Hinting that preliminary report of more than 50 such NOC violations were now available with the BMC authorities from its two engineering divisions, a BMC official also said that in wards 2 and 49 there could be around 10 more such major violations.
Waste transport
The efficacy of the solid waste transport mechanism has been in question in the city with dumped garbage lying unattended in many of its parts, especially at the entry point to Old Town near Gangua bridge. However, with the privatisation of such work in 40 out of the 60 wards, the result has not been satisfactory.
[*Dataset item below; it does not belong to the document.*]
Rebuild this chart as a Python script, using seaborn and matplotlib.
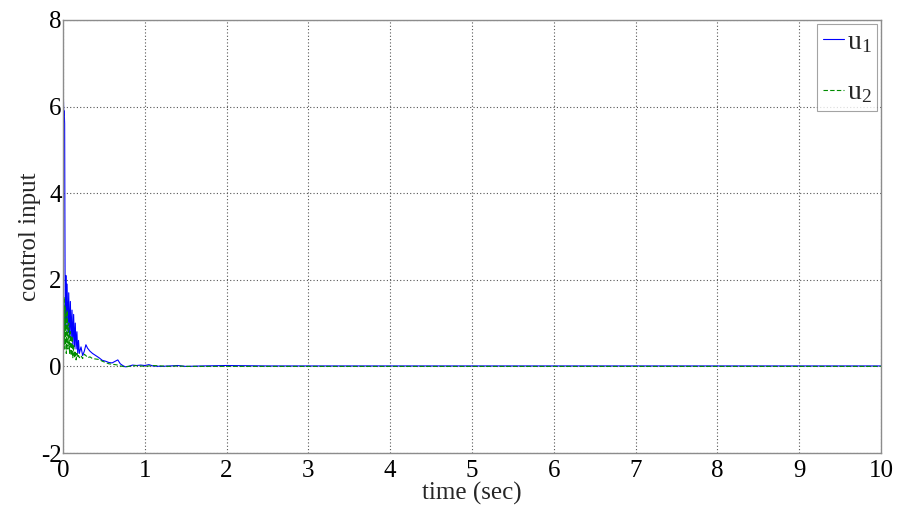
import matplotlib
matplotlib.use("Agg")
import matplotlib.pyplot as plt
import seaborn as sns
import pandas as pd

# Simulation time stamps (s) and the two control signals
time_s = [0.0, 0.005, 0.01, 0.015, 0.02, 0.025, 0.03, 0.035, 0.04, 0.05,
          0.06, 0.07, 0.08, 0.09, 0.10, 0.11, 0.12, 0.13, 0.14, 0.15,
          0.16, 0.17, 0.18, 0.19, 0.20, 0.22, 0.24, 0.26, 0.28, 0.30,
          0.33, 0.36, 0.40, 0.44, 0.48, 0.52, 0.56, 0.60, 0.64, 0.67,
          0.70, 0.73, 0.76, 0.80, 0.85, 0.90, 0.95, 1.00, 1.05, 1.10,
          1.20, 1.30, 1.40, 1.50, 1.70, 2.00, 2.50, 3.00, 4.00, 5.00,
          6.00, 7.00, 8.00, 9.00, 10.0]

u1 = [4.6, 6.2, 5.8, 5.9, 5.6, 2.2, 0.9, 2.1, 1.0, 1.9,
      0.8, 1.7, 0.7, 1.5, 0.6, 1.3, 0.5, 1.2, 0.45, 1.0,
      0.4, 0.8, 0.3, 0.6, 0.3, 0.45, 0.25, 0.35, 0.5, 0.42,
      0.35, 0.30, 0.25, 0.20, 0.14, 0.12, 0.09, 0.08, 0.12, 0.15,
      0.06, 0.02, -0.01, 0.0, 0.03, 0.02, 0.03, 0.02, 0.04, 0.01,
      0.0, 0.01, 0.02, 0.0, 0.01, 0.02, 0.01, 0.01, 0.01, 0.01,
      0.01, 0.01, 0.01, 0.01, 0.01]

u2 = [0.2, 1.8, 0.6, 1.6, 0.4, 1.4, 0.5, 1.2, 0.3, 1.3,
      0.4, 1.0, 0.3, 0.8, 0.25, 0.7, 0.2, 0.5, 0.2, 0.35,
      0.15, 0.3, 0.2, 0.25, 0.2, 0.25, 0.18, 0.28, 0.25, 0.2,
      0.22, 0.18, 0.17, 0.16, 0.12, 0.09, 0.06, 0.05, 0.04, 0.03,
      0.01, 0.0, -0.01, 0.0, 0.01, 0.02, 0.01, 0.0, 0.01, 0.02,
      0.01, 0.0, 0.01, 0.0, 0.0, 0.0, 0.0, 0.0, 0.0, 0.0,
      0.0, 0.0, 0.0, 0.0, 0.0]

x_ticks = [0, 1, 2, 3, 4, 5, 6, 7, 8, 9, 10]
y_ticks = [-2, 0, 2, 4, 6, 8]

df = pd.DataFrame({"t": time_s, "u1": u1, "u2": u2})

sns.set_style("white")
plt.rcParams["font.family"] = ["Liberation Serif", "DejaVu Serif"]
plt.rcParams["mathtext.fontset"] = "custom"
plt.rcParams["mathtext.rm"] = "Liberation Serif"
plt.rcParams["mathtext.it"] = "Liberation Serif"

fig = plt.figure(figsize=(9.0, 5.11), dpi=100)
ax = fig.add_axes([0.0700, 0.1135, 0.9090, 0.8475])

sns.lineplot(data=df, x="t", y="u1", ax=ax, color=(0.0, 0.0, 1.0),
             linewidth=0.8, estimator=None, sort=False,
             label=r"$\mathrm{u_1}$")
sns.lineplot(data=df, x="t", y="u2", ax=ax, color=(0.0, 0.55, 0.0),
             linewidth=0.8, linestyle=(0, (4, 2)), estimator=None,
             sort=False, label=r"$\mathrm{u_2}$")

ax.set_xlim(0, 10)
ax.set_ylim(-2, 8)
ax.set_xticks(x_ticks)
ax.set_yticks(y_ticks)
ax.set_xticklabels([str(v) for v in x_ticks])
ax.set_yticklabels([str(v) for v in y_ticks])

ax.grid(True, color="#555555", linestyle=(0, (1, 2)), linewidth=0.8)
ax.set_axisbelow(True)
for sp in ax.spines.values():
    sp.set_color("#8c8c8c")
    sp.set_linewidth(1.0)
    sp.set_visible(True)

ax.tick_params(axis="both", direction="in", length=4, width=0.8,
               colors="#8c8c8c", labelcolor="black", labelsize=18)
ax.tick_params(axis="x", pad=5)
ax.tick_params(axis="y", pad=1)

ax.set_xlabel("time (sec)", fontsize=18, labelpad=0)
ax.set_ylabel("control input", fontsize=18, labelpad=0)

leg = ax.legend(loc="upper right", fontsize=20, frameon=True,
                fancybox=False, handlelength=0.75, handletextpad=0.1,
                labelspacing=0.9, borderpad=0.2, borderaxespad=0.15)
leg.get_frame().set_edgecolor("#8c8c8c")
leg.get_frame().set_linewidth(0.8)

fig.savefig("out.png", dpi=100, facecolor="white")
While councillors alleged that transportation of the solid waste through contractors from 1,300 temporary transit points to the six interim transit stations was calculated on trip basis, there was a near absence of mechanism to ascertain how many trips of garbage lifting were done.
Pratap Kumar Jena, councillor of ward No. 41, said: “Both cleaning of wards and lifting of garbage by outsourced agencies has become a method to loot the civic body. By privatisation, the BMC is spending more than four to five times for the same work done by its own employees.’’
“The corporation is investing more than Rs 1.2 crore a month to lift solid waste dumped in the city, but there is no mechanism to find how many trips are actually heading towards the dumping site at Bhuasuni. While tractors are deployed to take garbage from temporary transit points to the interim station, big trucks transfers them to the final dumping ground,’’ said a BMC official.
Tax, trade licence
Reports prepared by the state vigilance in October last year found fabrication and manipulation of facts and figures and undue favour to private business houses by the BMC officials causing huge loss to the state exchequer. The vigilance had also filed cases of criminal offence against four BMC officials and two owners of prominent private properties at the heart of the city.
Four BMC officials, who had received the declaration furnished by the land users years ago, never informed the municipal engineers to reassess the structures. The two properties were at Jayadev Vihar and the BMC had lost around Rs 47 lakh holding tax from the two prominent hotel owners.
Similarly, trade license collection was not satisfactory with untrained and non-professional staff deployed with very low-salary structure, said an official.
The nexus
Vigilance sleuths exposed the alleged nexus between the contractors and the engineers on Friday while an executive engineer was arrested taking bribe from a contractor for clearing a file. Superintendent of police, vigilance, Jagannath Naik said in his complaint the contractor had informed that he had got contract for three roads in the city through e-tender, but was not able to get the work order.